Lorsqu’il a élevé d’autres bébés singes seuls, mais en les plaçant 20 minutes par jour dans une salle de jeux avec trois autres singes, il a constaté qu’ils grandissaient et devenaient tout à fait normaux sur le plan émotionnel et social.

L’impact des recherches de Harlow

Les recherches de Harlow ont aidé les travailleurs sociaux à comprendre les facteurs de risque de négligence et de maltraitance des enfants, tels que le manque de confort (et donc à intervenir pour le prévenir).

L’utilisation d’animaux pour étudier l’attachement peut être bénéfique pour les enfants les plus à risque dans la société et peut également avoir des implications économiques ultérieures, car ces enfants sont plus susceptibles de devenir des membres productifs de la société.

Éthique de l’étude de Harlow

Les travaux de Harlow ont été critiqués. Ses expériences ont été considérées comme inutilement cruelles (contraires à l’éthique) et d’une valeur limitée pour tenter de comprendre les effets de la privation sur les nourrissons humains.

Il était clair que les singes de cette étude souffraient d’un préjudice émotionnel du fait d’être élevés en isolement. Cela était évident lorsque les singes étaient placés avec un singe normal (élevé par une mère), ils restaient blottis dans un coin, dans un état de peur et de dépression persistantes.

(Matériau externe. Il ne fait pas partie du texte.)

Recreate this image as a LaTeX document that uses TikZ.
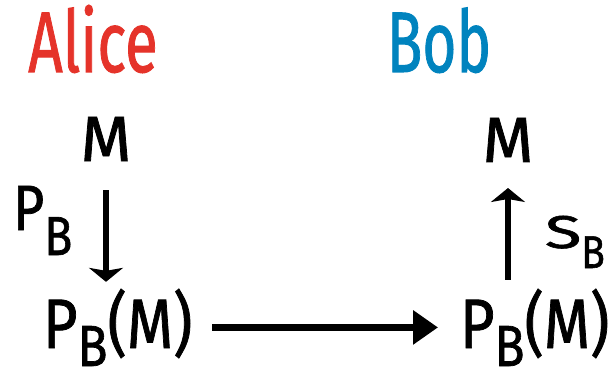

L’expérience de Harlow est parfois justifiée par le fait qu’elle fournit des informations précieuses sur le développement de l’attachement et du comportement social. À l’époque de la recherche, la croyance dominante était que l’attachement était lié aux soins physiques (c’est-à-dire à la nourriture) plutôt qu’aux soins émotionnels.

On peut affirmer que les avantages de la recherche l’emportent sur les coûts (la souffrance des animaux). Par exemple, la recherche a influencé le travail théorique de John Bowlby, le psychologue le plus important de la théorie de l’attachement.

Elle pourrait également être considérée comme essentielle pour convaincre les gens de l’importance des soins émotionnels dans les hôpitaux, les foyers pour enfants et les crèches.